▸ **Request**:
Look through the lines below and extract any with the word "this".

▸ **Raw data**:
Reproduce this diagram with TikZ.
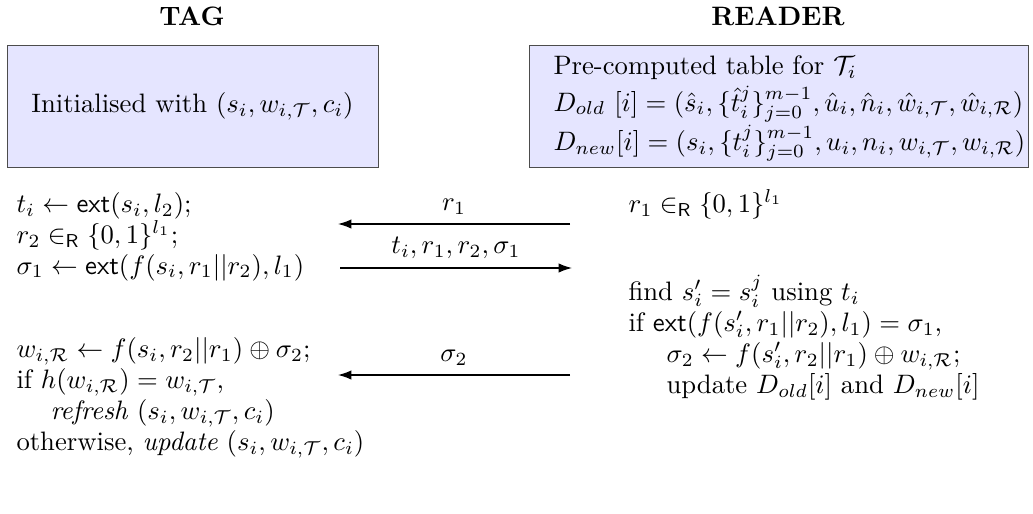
\documentclass[tikz,border=0pt]{standalone}
\usepackage{amsmath,amssymb}
\usetikzlibrary{arrows.meta, positioning}
\tikzset{
  tbl/.style={draw=black!70, line width=0.3pt, fill=blue!10},
  msg/.style={-{Latex[length=5pt,width=3.5pt]}, line width=0.5pt},
  ln/.style={anchor=base west, inner sep=0pt},
}

\begin{document}
\begin{tikzpicture}[x=0.375pt, y=-0.375pt]
    \useasboundingbox (0,0) rectangle (1033,514);
    % headers
    \node[font=\bfseries] (tag) at (192,16) {TAG};
    \node[font=\bfseries] (reader) at (778,16) {READER};
    % initial state
    \draw[tbl] (7,45) rectangle (378,167) node[midway] (tinit) {Initialised with $(s_i, w_{i,\mathcal{T}}, c_i)$};
    \draw[tbl] (529,45) rectangle (1028,167);
    \node[ln] (rtab) at (553,74) {Pre-computed table for $\mathcal{T}_i$};
    \node[ln] (rold) at (553,111) {$D_{old}\ [i] = (\hat{s}_i, \{\hat{t}_i^j\}_{j=0}^{m-1}, \hat{u}_i, \hat{n}_i, \hat{w}_{i,\mathcal{T}}, \hat{w}_{i,\mathcal{R}})$};
    \node[ln] (rnew) at (553,150) {$D_{new}[i] = (s_i, \{t_i^j\}_{j=0}^{m-1}, u_i, n_i, w_{i,\mathcal{T}}, w_{i,\mathcal{R}})$};
    % tag side
    \node[ln] (ta) at (16,212) {$t_i \leftarrow \mathsf{ext}(s_i, l_2)$;};
    \node[ln] (tb) at (16,243) {$r_2 \in_{\mathsf{R}} \{0,1\}^{l_1}$;};
    \node[ln] (tc) at (16,274) {$\sigma_1 \leftarrow \mathsf{ext}(f(s_i, r_1||r_2), l_1)$};
    \node[ln] (td) at (16,357) {$w_{i,\mathcal{R}} \leftarrow f(s_i, r_2||r_1) \oplus \sigma_2$;};
    \node[ln] (te) at (16,388) {if $h(w_{i,\mathcal{R}}) = w_{i,\mathcal{T}}$,};
    \node[ln] (tf) at (50,419) {\textit{refresh} $(s_i, w_{i,\mathcal{T}}, c_i)$};
    \node[ln] (tg) at (16,450) {otherwise, \textit{update} $(s_i, w_{i,\mathcal{T}}, c_i)$};
    % reader side
    \node[ln] (ra) at (628,212) {$r_1 \in_{\mathsf{R}} \{0,1\}^{l_1}$};
    \node[ln] (rb) at (628,300) {find $s'_i = s^j_i$ using $t_i$};
    \node[ln] (rc) at (628,331) {if $\mathsf{ext}(f(s'_i, r_1||r_2), l_1) = \sigma_1$,};
    \node[ln] (rd) at (666,362) {$\sigma_2 \leftarrow f(s'_i, r_2||r_1) \oplus w_{i,\mathcal{R}}$;};
    \node[ln] (re) at (666,393) {update $D_{old}[i]$ and $D_{new}[i]$};
    % messages
    \coordinate (m1s) at (570,224);
    \coordinate (m1e) at (338,224);
    \coordinate (m2s) at (340,268);
    \coordinate (m2e) at (572,268);
    \coordinate (m3s) at (570,375);
    \coordinate (m3e) at (338,375);
    \draw[msg] (m1s) -- node[above] (m1) {$r_1$} (m1e);
    \draw[msg] (m2s) -- node[above] (m2) {$t_i, r_1, r_2, \sigma_1$} (m2e);
    \draw[msg] (m3s) -- node[above] (m3) {$\sigma_2$} (m3e);
\end{tikzpicture}
\end{document}
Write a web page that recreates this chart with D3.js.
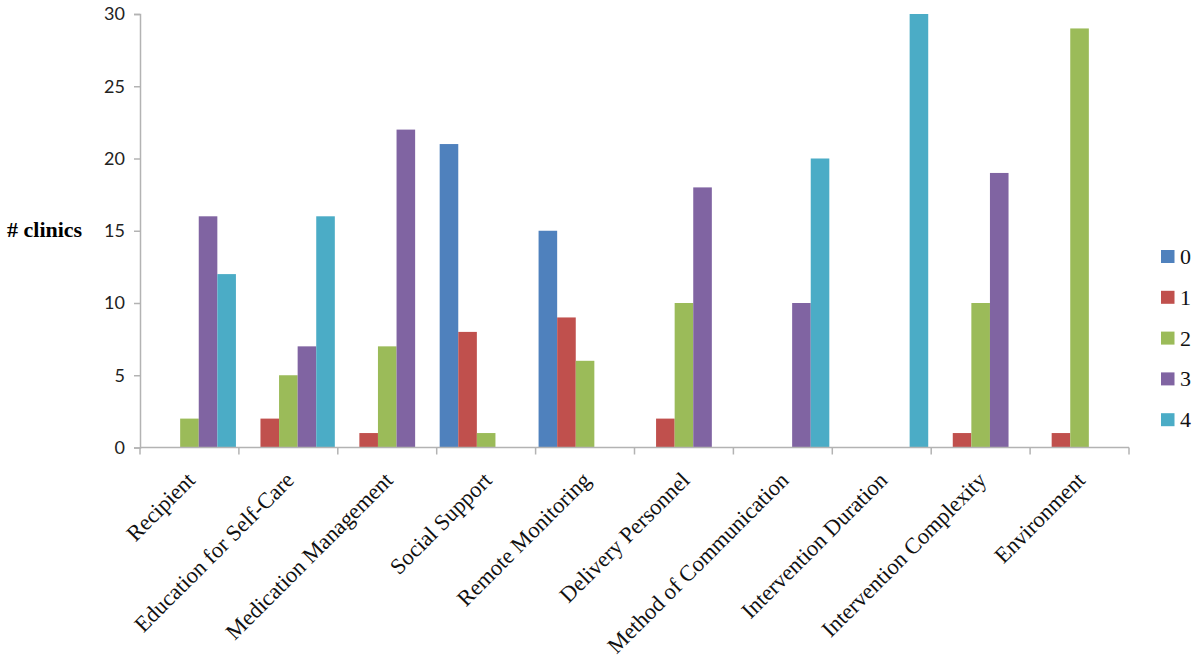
<!DOCTYPE html>
<html><head><meta charset="utf-8">
<script src="https://cdn.jsdelivr.net/npm/d3@7"></script>
<style>body{margin:0;background:#fff}</style>
</head><body>
<svg id="chart" width="1200" height="664"></svg>
<script>
const categories = ["Recipient","Education for Self-Care","Medication Management","Social Support","Remote Monitoring","Delivery Personnel","Method of Communication","Intervention Duration","Intervention Complexity","Environment"];
const seriesNames = ["0","1","2","3","4"];
const s0 = [0,0,0,21,15,0,0,0,0,0];
const s1 = [0,2,1,8,9,2,0,0,1,1];
const s2 = [2,5,7,1,6,10,0,0,10,29];
const s3 = [16,7,22,0,0,18,10,0,19,0];
const s4 = [12,16,0,0,0,0,20,30,0,0];
const yTicks = [0,5,10,15,20,25,30];
const colors = ["#4F81BD","#C0504D","#9BBB59","#8064A2","#4BACC6"];
const series = [s0,s1,s2,s3,s4];

const svg = d3.select("#chart");
const mLeft = 140, mRight = 1129, mTop = 14, mBottom = 447.5;
const x = d3.scaleBand().domain(categories).range([mLeft, mRight]).paddingInner(0).paddingOuter(0);
const x1 = d3.scaleBand().domain(seriesNames).range([0, x.bandwidth()]).paddingInner(0).paddingOuter(0.16);
const y = d3.scaleLinear().domain([0,30]).range([mBottom, mTop]);

// bars
series.forEach((vals, si) => {
  svg.append("g").selectAll("rect").data(vals).join("rect")
    .attr("x", (d,i) => x(categories[i]) + x1(seriesNames[si]))
    .attr("width", x1.bandwidth())
    .attr("y", d => y(d))
    .attr("height", d => y(0) - y(d))
    .attr("fill", colors[si]);
});

// y axis
const yAxis = d3.axisLeft(y).tickValues(yTicks).tickSize(6).tickPadding(9);
const gy = svg.append("g").attr("transform", `translate(${mLeft},0)`).call(yAxis);
gy.select(".domain").attr("stroke", "#b3b3b3").attr("stroke-width", 1.5);
gy.selectAll(".tick line").attr("stroke", "#b3b3b3").attr("stroke-width", 1.5);
gy.selectAll(".tick text").attr("font-family", "Lato, 'Open Sans', sans-serif").attr("font-size", 18).attr("fill", "#222");

// x axis
const boundaries = categories.map(c => x(c)).concat([mRight]);
const gx = svg.append("g");
gx.append("line").attr("x1", mLeft).attr("x2", mRight).attr("y1", y(0)).attr("y2", y(0)).attr("stroke", "#b3b3b3").attr("stroke-width", 1.5);
gx.selectAll("line.tk").data(boundaries).join("line").attr("class","tk")
  .attr("x1", d => d).attr("x2", d => d).attr("y1", y(0)).attr("y2", y(0)+7)
  .attr("stroke", "#b3b3b3").attr("stroke-width", 1.5);
gx.selectAll("text").data(categories).join("text")
  .attr("transform", d => `translate(${x(d) + x.bandwidth()/2 + 7},${y(0)+34}) rotate(-45)`)
  .attr("text-anchor", "end")
  .attr("font-family", "'Liberation Serif', 'Times New Roman', serif")
  .attr("font-size", 22.5)
  .attr("fill", "#111")
  .text(d => d);

// y title
svg.append("text").attr("x", 7).attr("y", 237)
  .attr("font-family", "'Liberation Serif', 'Times New Roman', serif")
  .attr("font-weight", "bold").attr("font-size", 22).attr("fill", "#000")
  .text("# clinics");

// legend
const lg = svg.append("g").selectAll("g").data(seriesNames).join("g")
  .attr("transform", (d,i) => `translate(1161,${256.5 + i*40.8})`);
lg.append("rect").attr("x", 0).attr("y", -6.5).attr("width", 13.5).attr("height", 13).attr("fill", (d,i) => colors[i]);
lg.append("text").attr("x", 19).attr("y", 7.5)
  .attr("font-family", "'Liberation Serif', 'Times New Roman', serif")
  .attr("font-size", 22).attr("fill", "#111").text(d => d);
</script>
</body></html>
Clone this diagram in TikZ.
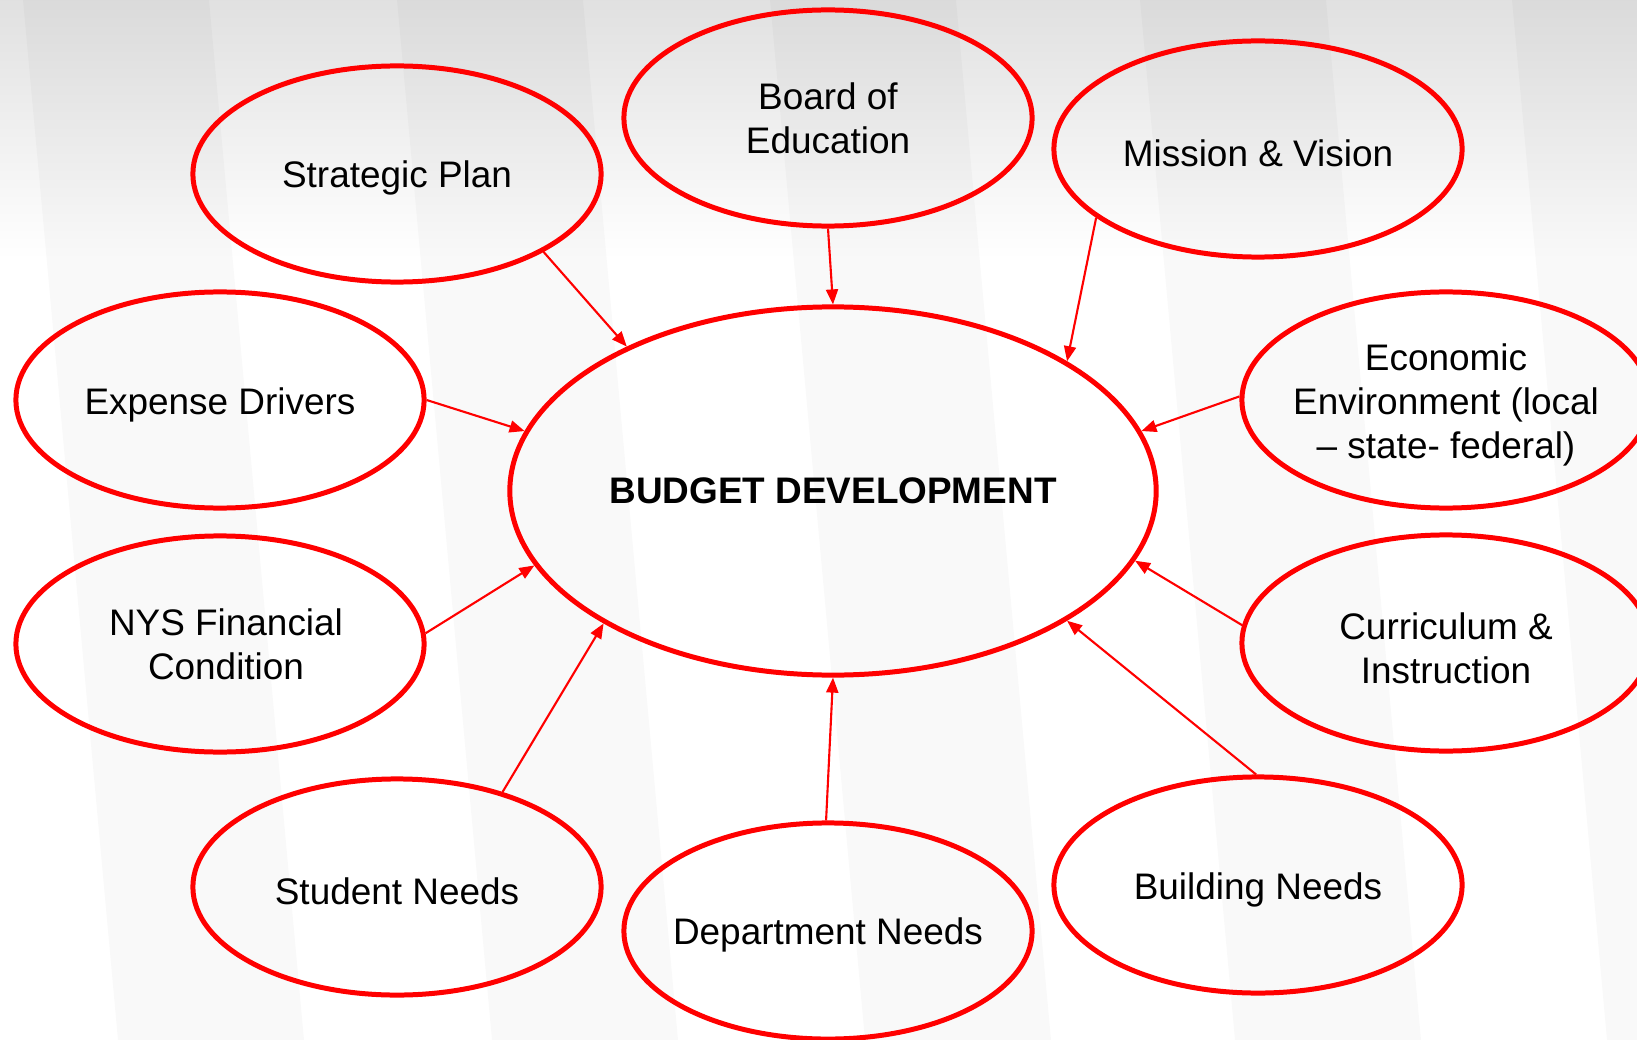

▸ **Answer**:
Reproduce this diagram with TikZ.
Write a web page that recreates this chart with D3.js.
Clone this diagram in TikZ.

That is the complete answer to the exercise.